What Costs Should I Consider When Buying a Car?

Buying a new car is always an exciting experience, especially if it's your first set of wheels. Getting the keys to your car means a sense of freedom, and, let's face it – we all love the air freshener thingy the dealer leaves hanging from the mirror. New car smells are the best! Excitement aside, you'll want to ensure that you pay a fair price for your new car, both when you buy it and its overall lifetime cost.

It's easy to let the excitement take over when looking for a new car, squeezing as much as you can out of your budget and not thinking about things like engine size. That's why you should know the actual cost involved with buying a car, so you're well prepared and won't be left disappointed a few months later. 

We've put this guide together detailing the costs you should consider when buying a car so you can feel confident about your next purchase. Read on, and find out all there is to know about the real cost of buying a car. 


Insurance is the first thing you should consider when buying a car. After all, it is a legal requirement, and you can't drive without having the correct cover. If this is your first car or you're under 25, then your insurance premiums will probably be higher, meaning you'll need to pay more. 

The higher the car specs, the costlier the insurance. Therefore, your best bet is buying a car in a low insurance band. Insurance bands typically range from 1 to 50, with one being the lowest, so aim for one on the lower end of the scale. 

Young drivers also have access to specifically-designed insurance policies, as well as black-box car insurance, which monitors the number of miles you cover when driving.
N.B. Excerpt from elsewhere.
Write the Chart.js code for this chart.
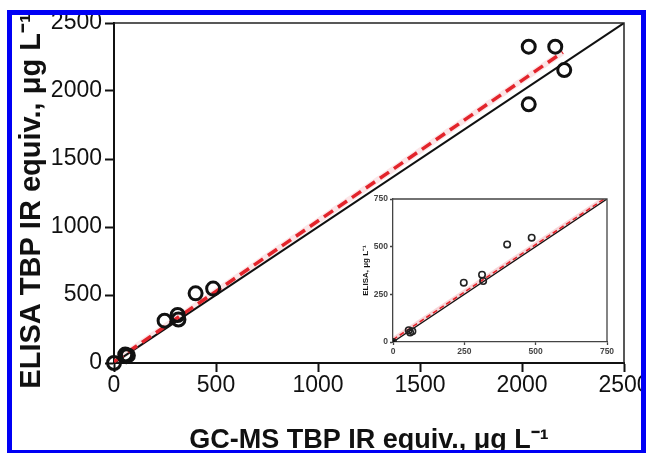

Adding a second driver – such as a parent or older sibling – can also bring down your premiums.   


Death and taxes are two certainties in life. Unfortunately, taxes follow you behind the wheel too, and you'll need to tax your car if you want to drive it without the risk of getting pulled over by the police and receiving a hefty fine. 

Officially known as Vehicle Excise Duty (VED), car tax charges are based on several factors. These include things like the engine size, its C02 emissions and the car's registration date in the UK. Some vehicles don't require tax, such as electric cars. 


Ahh, yes, petrol – the thing that no one thinks about when buying a car. It seems like such a minor insignificance, right? "When the car's empty, I'll just fill it up", you tell yourself as the dealer's hands over the keys to your absolute guzzler of a vehicle. 

Within a month, you've spent almost £100, and it keeps asking for more. The amount you pay on fuel is one of the easier costs to overlook but also one of the most frequent. You'll definitely want to buy a cost-efficient vehicle when it comes to filling up the tank. 

The larger the engine size, the more you will pay for fuel. For example, a car with a 1.1-litre engine will have much lower prices than a three-litre engine. You might have a need for speed and want to plump for the larger engine, but think of the long-term effect on your pocket – especially if it's your first car. 


MOT stands for the Ministry of Transport test, and it's required once every 12 months. Cars have to pass an MOT by law before they're considered roadworthy, and the test usually costs around £55 – however, there may be more charges if the car shows any issues. 

Dealerships can't sell a car if it hasn't passed its MOT, but if you're buying from a private seller, you should check its current status and when it requires a new one. You can't drive a car on the road if the MOT has expired. 

Brand new cars don't need an MOT in their first three years, so if you're going to the dealership for a zero-mileage vehicle, then you're in luck. Nonetheless, you'll need to get a year MOT check if your vehicle is older than three years.


Hopefully, your car won't need many (if any) repairs, and the maintenance and service side of things doesn't mount up. However, a study from RAC found that the average first car costs drivers around £470 per year in maintenance costs.

The older the car, the more susceptible it is to repairs. Take it from our experience and a certain someone buying an older car on the cheap and subsequently paying close to £2,000 to fix a never-ending issue with the way it used fuel. The result? A ton of money spent, hassle incurred and getting rid of it for a new car just three months later.

It's impossible to tell if something will go wrong with your car, but spending a little bit more on a newer model can help you save a lot in the following months. Some dealerships also offer extended warranties, so you should check the cover on offer before buying. 

Future legislation

Rules and regulations get rewritten and updated regarding new and older-model cars, and you should keep updated with the latest info. It could impact how much you pay for your car – or pay in the following months. 

For example, councils in London are introducing surcharges on diesel cars, meaning you might have to pay just for living in specific areas. Of course, it's all being done for the greater good and the environment, but it's something to think about when you buy your next car, as the true cost may increase significantly. 

Knowing a car's true worth

Having all the details to hand about the real cost of buying a car is super handy and will ensure you don't pay over the odds. Be thorough, check all the necessary details and workout not just how much it will cost to buy it; but also the everyday price. Once you're happy with the price, you can start getting excited about your next car.